_DATASET EXTRACT_:

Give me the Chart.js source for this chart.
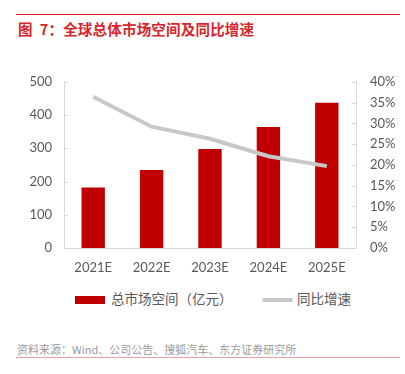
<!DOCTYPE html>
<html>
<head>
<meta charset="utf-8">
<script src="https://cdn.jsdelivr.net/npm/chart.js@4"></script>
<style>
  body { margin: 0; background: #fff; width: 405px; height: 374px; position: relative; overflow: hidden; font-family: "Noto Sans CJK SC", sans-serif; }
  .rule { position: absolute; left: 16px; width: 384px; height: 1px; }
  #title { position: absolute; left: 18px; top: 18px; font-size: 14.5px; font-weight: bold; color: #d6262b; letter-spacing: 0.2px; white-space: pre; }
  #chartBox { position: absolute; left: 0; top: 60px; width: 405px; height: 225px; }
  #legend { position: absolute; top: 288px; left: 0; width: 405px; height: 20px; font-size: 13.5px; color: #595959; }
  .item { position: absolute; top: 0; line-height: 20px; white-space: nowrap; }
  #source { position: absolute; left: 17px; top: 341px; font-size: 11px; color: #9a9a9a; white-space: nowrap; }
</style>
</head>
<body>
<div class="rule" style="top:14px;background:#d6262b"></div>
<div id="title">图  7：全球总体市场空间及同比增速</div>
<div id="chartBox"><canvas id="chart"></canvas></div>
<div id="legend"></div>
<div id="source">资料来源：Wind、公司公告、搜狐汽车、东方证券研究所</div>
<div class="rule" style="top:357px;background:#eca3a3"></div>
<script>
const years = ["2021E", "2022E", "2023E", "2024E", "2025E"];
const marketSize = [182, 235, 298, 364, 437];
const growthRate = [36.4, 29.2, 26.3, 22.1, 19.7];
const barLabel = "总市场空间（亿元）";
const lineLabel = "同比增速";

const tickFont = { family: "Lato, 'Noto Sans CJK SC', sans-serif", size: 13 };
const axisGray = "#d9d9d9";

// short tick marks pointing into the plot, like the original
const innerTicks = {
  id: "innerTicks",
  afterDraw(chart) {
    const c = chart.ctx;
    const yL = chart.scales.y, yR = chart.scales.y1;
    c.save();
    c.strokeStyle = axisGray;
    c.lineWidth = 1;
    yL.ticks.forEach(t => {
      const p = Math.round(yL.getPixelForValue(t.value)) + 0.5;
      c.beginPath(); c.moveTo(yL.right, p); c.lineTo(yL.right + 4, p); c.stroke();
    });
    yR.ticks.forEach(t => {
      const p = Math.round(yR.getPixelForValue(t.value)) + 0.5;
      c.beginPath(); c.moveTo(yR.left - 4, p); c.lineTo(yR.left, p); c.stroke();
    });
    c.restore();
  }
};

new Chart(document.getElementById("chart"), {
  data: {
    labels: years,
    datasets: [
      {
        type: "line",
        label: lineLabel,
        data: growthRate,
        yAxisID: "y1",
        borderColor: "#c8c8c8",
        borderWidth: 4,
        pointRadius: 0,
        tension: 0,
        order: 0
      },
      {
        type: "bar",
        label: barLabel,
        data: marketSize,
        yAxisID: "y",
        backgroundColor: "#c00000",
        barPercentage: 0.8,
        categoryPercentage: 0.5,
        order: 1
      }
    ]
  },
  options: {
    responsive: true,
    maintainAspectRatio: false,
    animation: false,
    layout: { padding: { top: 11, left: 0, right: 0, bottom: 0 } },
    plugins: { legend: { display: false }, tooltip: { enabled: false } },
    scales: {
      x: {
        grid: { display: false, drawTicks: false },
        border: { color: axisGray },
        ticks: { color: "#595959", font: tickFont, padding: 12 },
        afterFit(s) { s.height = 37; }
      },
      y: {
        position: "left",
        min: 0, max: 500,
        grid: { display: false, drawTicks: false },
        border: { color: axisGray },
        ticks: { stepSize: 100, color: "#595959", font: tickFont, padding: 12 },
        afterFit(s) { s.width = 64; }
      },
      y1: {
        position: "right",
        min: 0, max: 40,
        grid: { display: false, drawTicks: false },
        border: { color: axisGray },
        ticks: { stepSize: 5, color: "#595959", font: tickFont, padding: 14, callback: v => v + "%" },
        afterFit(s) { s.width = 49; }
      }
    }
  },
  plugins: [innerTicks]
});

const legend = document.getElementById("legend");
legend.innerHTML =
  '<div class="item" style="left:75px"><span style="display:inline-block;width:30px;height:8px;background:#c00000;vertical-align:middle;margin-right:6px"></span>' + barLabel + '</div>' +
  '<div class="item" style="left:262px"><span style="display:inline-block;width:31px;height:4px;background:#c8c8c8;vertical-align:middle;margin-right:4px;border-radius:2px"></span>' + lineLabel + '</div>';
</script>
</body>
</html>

_WRITTEN TASK_:
Give all the lines above again, character for character, without pictures.

_RESULT_:
Give me the Chart.js source for this chart.
<!DOCTYPE html>
<html>
<head>
<meta charset="utf-8">
<script src="https://cdn.jsdelivr.net/npm/chart.js@4"></script>
<style>
  body { margin: 0; background: #fff; width: 405px; height: 374px; position: relative; overflow: hidden; font-family: "Noto Sans CJK SC", sans-serif; }
  .rule { position: absolute; left: 16px; width: 384px; height: 1px; }
  #title { position: absolute; left: 18px; top: 18px; font-size: 14.5px; font-weight: bold; color: #d6262b; letter-spacing: 0.2px; white-space: pre; }
  #chartBox { position: absolute; left: 0; top: 60px; width: 405px; height: 225px; }
  #legend { position: absolute; top: 288px; left: 0; width: 405px; height: 20px; font-size: 13.5px; color: #595959; }
  .item { position: absolute; top: 0; line-height: 20px; white-space: nowrap; }
  #source { position: absolute; left: 17px; top: 341px; font-size: 11px; color: #9a9a9a; white-space: nowrap; }
</style>
</head>
<body>
<div class="rule" style="top:14px;background:#d6262b"></div>
<div id="title">图  7：全球总体市场空间及同比增速</div>
<div id="chartBox"><canvas id="chart"></canvas></div>
<div id="legend"></div>
<div id="source">资料来源：Wind、公司公告、搜狐汽车、东方证券研究所</div>
<div class="rule" style="top:357px;background:#eca3a3"></div>
<script>
const years = ["2021E", "2022E", "2023E", "2024E", "2025E"];
const marketSize = [182, 235, 298, 364, 437];
const growthRate = [36.4, 29.2, 26.3, 22.1, 19.7];
const barLabel = "总市场空间（亿元）";
const lineLabel = "同比增速";

const tickFont = { family: "Lato, 'Noto Sans CJK SC', sans-serif", size: 13 };
const axisGray = "#d9d9d9";

// short tick marks pointing into the plot, like the original
const innerTicks = {
  id: "innerTicks",
  afterDraw(chart) {
    const c = chart.ctx;
    const yL = chart.scales.y, yR = chart.scales.y1;
    c.save();
    c.strokeStyle = axisGray;
    c.lineWidth = 1;
    yL.ticks.forEach(t => {
      const p = Math.round(yL.getPixelForValue(t.value)) + 0.5;
      c.beginPath(); c.moveTo(yL.right, p); c.lineTo(yL.right + 4, p); c.stroke();
    });
    yR.ticks.forEach(t => {
      const p = Math.round(yR.getPixelForValue(t.value)) + 0.5;
      c.beginPath(); c.moveTo(yR.left - 4, p); c.lineTo(yR.left, p); c.stroke();
    });
    c.restore();
  }
};

new Chart(document.getElementById("chart"), {
  data: {
    labels: years,
    datasets: [
      {
        type: "line",
        label: lineLabel,
        data: growthRate,
        yAxisID: "y1",
        borderColor: "#c8c8c8",
        borderWidth: 4,
        pointRadius: 0,
        tension: 0,
        order: 0
      },
      {
        type: "bar",
        label: barLabel,
        data: marketSize,
        yAxisID: "y",
        backgroundColor: "#c00000",
        barPercentage: 0.8,
        categoryPercentage: 0.5,
        order: 1
      }
    ]
  },
  options: {
    responsive: true,
    maintainAspectRatio: false,
    animation: false,
    layout: { padding: { top: 11, left: 0, right: 0, bottom: 0 } },
    plugins: { legend: { display: false }, tooltip: { enabled: false } },
    scales: {
      x: {
        grid: { display: false, drawTicks: false },
        border: { color: axisGray },
        ticks: { color: "#595959", font: tickFont, padding: 12 },
        afterFit(s) { s.height = 37; }
      },
      y: {
        position: "left",
        min: 0, max: 500,
        grid: { display: false, drawTicks: false },
        border: { color: axisGray },
        ticks: { stepSize: 100, color: "#595959", font: tickFont, padding: 12 },
        afterFit(s) { s.width = 64; }
      },
      y1: {
        position: "right",
        min: 0, max: 40,
        grid: { display: false, drawTicks: false },
        border: { color: axisGray },
        ticks: { stepSize: 5, color: "#595959", font: tickFont, padding: 14, callback: v => v + "%" },
        afterFit(s) { s.width = 49; }
      }
    }
  },
  plugins: [innerTicks]
});

const legend = document.getElementById("legend");
legend.innerHTML =
  '<div class="item" style="left:75px"><span style="display:inline-block;width:30px;height:8px;background:#c00000;vertical-align:middle;margin-right:6px"></span>' + barLabel + '</div>' +
  '<div class="item" style="left:262px"><span style="display:inline-block;width:31px;height:4px;background:#c8c8c8;vertical-align:middle;margin-right:4px;border-radius:2px"></span>' + lineLabel + '</div>';
</script>
</body>
</html>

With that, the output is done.